-- BEGIN --

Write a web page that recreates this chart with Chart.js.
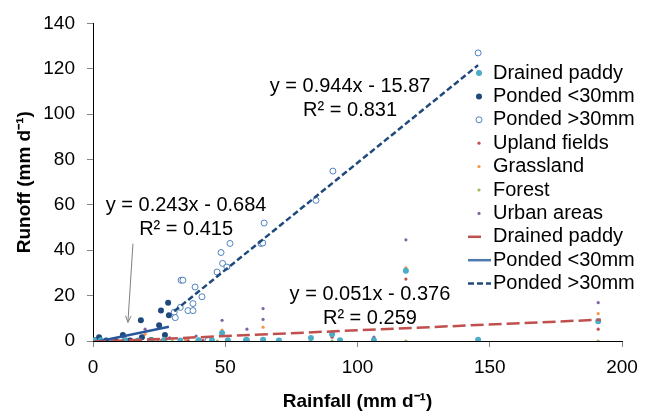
<!DOCTYPE html>
<html>
<head>
<meta charset="utf-8">
<script src="https://cdn.jsdelivr.net/npm/chart.js@4.4.1/dist/chart.umd.min.js"></script>
<style>
  body { margin: 0; background: #fff; }
</style>
</head>
<body>
<canvas id="js--chart" width="653" height="417"></canvas>
<script>
// rainfall (x) and runoff (y) per land use, mm/d
const drainedX = [0.5, 3, 7, 12, 17, 22, 27, 33, 40, 45, 48.8, 51, 58, 64.3, 70.3, 82.4, 90.4, 93.4, 106.2, 118.3, 145.6, 191];
const drainedY = [0.2, 0.3, 0.1, 0.4, 0.2, 0.3, 0.5, 0.2, 0.3, 0.2, 3.5, 0.3, 0.4, 0.6, 0.2, 1.3, 3.0, 0.3, 0.3, 31, 0.6, 8.7];

const pondedLowX = [0, 0.5, 2.3, 5, 8, 11.3, 14, 18.1, 18.5, 22, 25, 25.7, 27.2, 28.4, 28.7];
const pondedLowY = [0, 0.3, 1.7, 0.2, 0.3, 2.6, 0.2, 9.1, 1.7, 0.4, 6.9, 13.4, 2.6, 16.9, 11.3];

const pondedHighX = [30.7, 31.1, 33, 33.3, 34, 35.9, 37.8, 37.8, 38.6, 41.2, 43.5, 46.9, 48.4, 49, 50.6, 51.8, 58, 63.5, 64.2, 64.7, 84.3, 90.7, 145.6];
const pondedHighY = [12.7, 10.3, 14.8, 26.8, 26.8, 13.4, 13.4, 16.5, 23.8, 19.5, 0.2, 30.4, 39, 34.2, 32.6, 43, 0.3, 43, 43.2, 52, 62, 74.9, 127];

const uplandX = [1, 4, 9, 15, 21, 26, 36, 41.6, 48.8, 64.3, 90.4, 118.3, 191];
const uplandY = [0.3, 0.2, 0.5, 0.3, 0.6, 0.4, 0.2, 0.3, 2.4, 0.8, 1.7, 27.3, 5.2];

const grassX = [2, 6, 13, 19.7, 24, 35, 43.5, 48.8, 64.3, 82.4, 90.4, 118.3, 191];
const grassY = [0.3, 0.4, 0.2, 3.0, 0.5, 0.3, 0.2, 4.8, 6.1, 1.8, 2.2, 32.3, 12.1];

const forestX = [1.5, 7, 16, 23, 30, 39, 47, 51, 64.3, 70.3, 82.4, 90.4, 93.4, 118.3, 145.6, 191];
const forestY = [0, 0.1, 0, 0.1, 0, 0, 0, 0, 0, 0, 0, 0, 0, 0, 0, 0];

const urbanX = [0.8, 3.5, 9, 12.5, 19.7, 24.5, 29, 35, 39, 43.5, 48.8, 58.2, 64.3, 64.3, 90.4, 106.2, 118.3, 145.6, 191];
const urbanY = [0.4, 0.2, 0.6, 1.0, 5.2, 0.5, 1.4, 0.3, 2.2, 0.3, 9.1, 5.2, 14.3, 9.5, 3.9, 1.7, 44.6, 0.9, 16.9];

// trend line end points
const drainedTrendX = [0, 192];
const drainedTrendY = [-0.38, 9.4];
const pondedLowTrendX = [0.5, 28.7];
const pondedLowTrendY = [-0.56, 6.29];
const pondedHighTrendX = [30.7, 145.6];
const pondedHighTrendY = [13.1, 121.6];

const xTicks = [0, 50, 100, 150, 200];
const yTicks = [0, 20, 40, 60, 80, 100, 120, 140];

const equations = [
  ["y = 0.944x - 15.87", "R² = 0.831"],
  ["y = 0.243x - 0.684", "R² = 0.415"],
  ["y = 0.051x - 0.376", "R² = 0.259"],
];

function pts(xs, ys) {
  return xs.map((x, i) => ({ x: x, y: ys[i] }));
}

const FONT = "'Liberation Sans', Arial, sans-serif";

function dots(label, xs, ys, color, r, open) {
  return {
    type: "scatter",
    label: label,
    data: pts(xs, ys),
    backgroundColor: open ? "#fff" : color,
    borderColor: color,
    borderWidth: open ? 1 : 0,
    pointRadius: r,
    order: 2,
  };
}

function trend(label, xs, ys, color, dash) {
  return {
    type: "line",
    label: label,
    data: pts(xs, ys),
    borderColor: color,
    backgroundColor: color,
    borderWidth: 2.5,
    borderDash: dash,
    pointRadius: 0,
    fill: false,
    order: 1,
  };
}

const datasets = [
  dots("Drained paddy", drainedX, drainedY, "#4BACC6", 3),
  dots("Ponded <30mm", pondedLowX, pondedLowY, "#1F497D", 3),
  dots("Ponded >30mm", pondedHighX, pondedHighY, "#4F81BD", 3, true),
  dots("Upland fields", uplandX, uplandY, "#C0504D", 1.6),
  dots("Grassland", grassX, grassY, "#F79646", 1.6),
  dots("Forest", forestX, forestY, "#9BBB59", 1.6),
  dots("Urban areas", urbanX, urbanY, "#8064A2", 1.6),
  trend("Drained paddy", drainedTrendX, drainedTrendY, "#C0504D", [13, 5]),
  trend("Ponded <30mm", pondedLowTrendX, pondedLowTrendY, "#2A5699", []),
  trend("Ponded >30mm", pondedHighTrendX, pondedHighTrendY, "#1F497D", [6, 3]),
];

// equation labels, arrow and the legend drawn over the plot
const overlay = {
  id: "overlay",
  afterDatasetsDraw(chart) {
    const ctx = chart.ctx;
    const xs = chart.scales.x;
    const ys = chart.scales.y;
    const spots = [[97.2, 112.1], [35.2, 59.7], [104.7, 20.3]];

    ctx.save();
    ctx.fillStyle = "#000";
    ctx.font = "20px " + FONT;
    ctx.textAlign = "center";
    ctx.textBaseline = "middle";
    equations.forEach((eq, i) => {
      const px = xs.getPixelForValue(spots[i][0]);
      const py = ys.getPixelForValue(spots[i][1]);
      ctx.fillText(eq[0], px, py);
      ctx.fillText(eq[1], px, py + 23.5);
    });

    // arrow from the 0.243x label down to the points
    const ax = xs.getPixelForValue(15.1), ay = ys.getPixelForValue(42.9);
    const bx = xs.getPixelForValue(13.2), by = ys.getPixelForValue(8.2);
    const ang = Math.atan2(by - ay, bx - ax);
    ctx.strokeStyle = "#7F7F7F";
    ctx.lineWidth = 1;
    ctx.beginPath();
    ctx.moveTo(ax, ay);
    ctx.lineTo(bx, by);
    ctx.moveTo(bx - 7 * Math.cos(ang - 0.4), by - 7 * Math.sin(ang - 0.4));
    ctx.lineTo(bx, by);
    ctx.lineTo(bx - 7 * Math.cos(ang + 0.4), by - 7 * Math.sin(ang + 0.4));
    ctx.stroke();

    // legend
    ctx.textAlign = "left";
    chart.data.datasets.forEach((ds, i) => {
      const y = 73 + i * 23.4;
      if (ds.type === "scatter") {
        ctx.beginPath();
        ctx.arc(479, y, ds.pointRadius, 0, Math.PI * 2);
        ctx.fillStyle = ds.backgroundColor;
        ctx.fill();
        if (ds.borderWidth) {
          ctx.strokeStyle = ds.borderColor;
          ctx.lineWidth = 1;
          ctx.stroke();
        }
      } else {
        ctx.strokeStyle = i === 8 ? "#4F7AB0" : ds.borderColor;
        ctx.lineWidth = 2.5;
        ctx.setLineDash(ds.borderDash.length ? ds.borderDash : []);
        ctx.beginPath();
        ctx.moveTo(468, y);
        ctx.lineTo(ds.borderDash[0] === 13 ? 483 : 491, y);
        ctx.stroke();
        ctx.setLineDash([]);
      }
      ctx.fillStyle = "#000";
      ctx.fillText(ds.label, 493, y);
    });
    ctx.restore();
  },
};

const config = {
  data: { datasets: datasets },
  options: {
    responsive: false,
    animation: false,
    layout: { padding: { top: 19, right: 31, left: 0, bottom: 0 } },
    plugins: { legend: { display: false }, tooltip: { enabled: false } },
    scales: {
      x: {
        type: "linear",
        min: 0,
        max: 200,
        afterBuildTicks: (s) => { s.ticks = xTicks.map((v) => ({ value: v })); },
        afterFit: (s) => { s.height = 76; },
        ticks: { color: "#000", font: { family: FONT, size: 19 }, padding: 9 },
        grid: { drawOnChartArea: false, tickLength: 6, color: "#868686" },
        border: { color: "#000", width: 1 },
        title: {
          display: true,
          text: "Rainfall (mm d⁻¹)",
          color: "#000",
          font: { family: FONT, size: 19, weight: "bold" },
          padding: { top: 0, bottom: 4 },
        },
      },
      y: {
        type: "linear",
        min: 0,
        max: 140,
        afterBuildTicks: (s) => { s.ticks = yTicks.map((v) => ({ value: v })); },
        afterFit: (s) => { s.width = 93; },
        ticks: { color: "#000", font: { family: FONT, size: 19 }, padding: 12 },
        grid: { drawOnChartArea: false, tickLength: 6, color: "#868686" },
        border: { color: "#000", width: 1 },
        title: {
          display: true,
          text: "Runoff (mm d⁻¹)",
          color: "#000",
          font: { family: FONT, size: 19, weight: "bold" },
          padding: { top: 13, bottom: 0 },
        },
      },
    },
  },
  plugins: [overlay],
};

new Chart(document.getElementById("js--chart"), config);
</script>
</body>
</html>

-- END --

| WHAT TO PRODUCE |
Copy nothing but the lines from the top of the material through the line holding "2.6, 16.9, 11.3];", exactly as written; omit pictures.

| WRITTEN SOLUTION |
Write a web page that recreates this chart with Chart.js.
<!DOCTYPE html>
<html>
<head>
<meta charset="utf-8">
<script src="https://cdn.jsdelivr.net/npm/chart.js@4.4.1/dist/chart.umd.min.js"></script>
<style>
  body { margin: 0; background: #fff; }
</style>
</head>
<body>
<canvas id="js--chart" width="653" height="417"></canvas>
<script>
// rainfall (x) and runoff (y) per land use, mm/d
const drainedX = [0.5, 3, 7, 12, 17, 22, 27, 33, 40, 45, 48.8, 51, 58, 64.3, 70.3, 82.4, 90.4, 93.4, 106.2, 118.3, 145.6, 191];
const drainedY = [0.2, 0.3, 0.1, 0.4, 0.2, 0.3, 0.5, 0.2, 0.3, 0.2, 3.5, 0.3, 0.4, 0.6, 0.2, 1.3, 3.0, 0.3, 0.3, 31, 0.6, 8.7];

const pondedLowX = [0, 0.5, 2.3, 5, 8, 11.3, 14, 18.1, 18.5, 22, 25, 25.7, 27.2, 28.4, 28.7];
const pondedLowY = [0, 0.3, 1.7, 0.2, 0.3, 2.6, 0.2, 9.1, 1.7, 0.4, 6.9, 13.4, 2.6, 16.9, 11.3];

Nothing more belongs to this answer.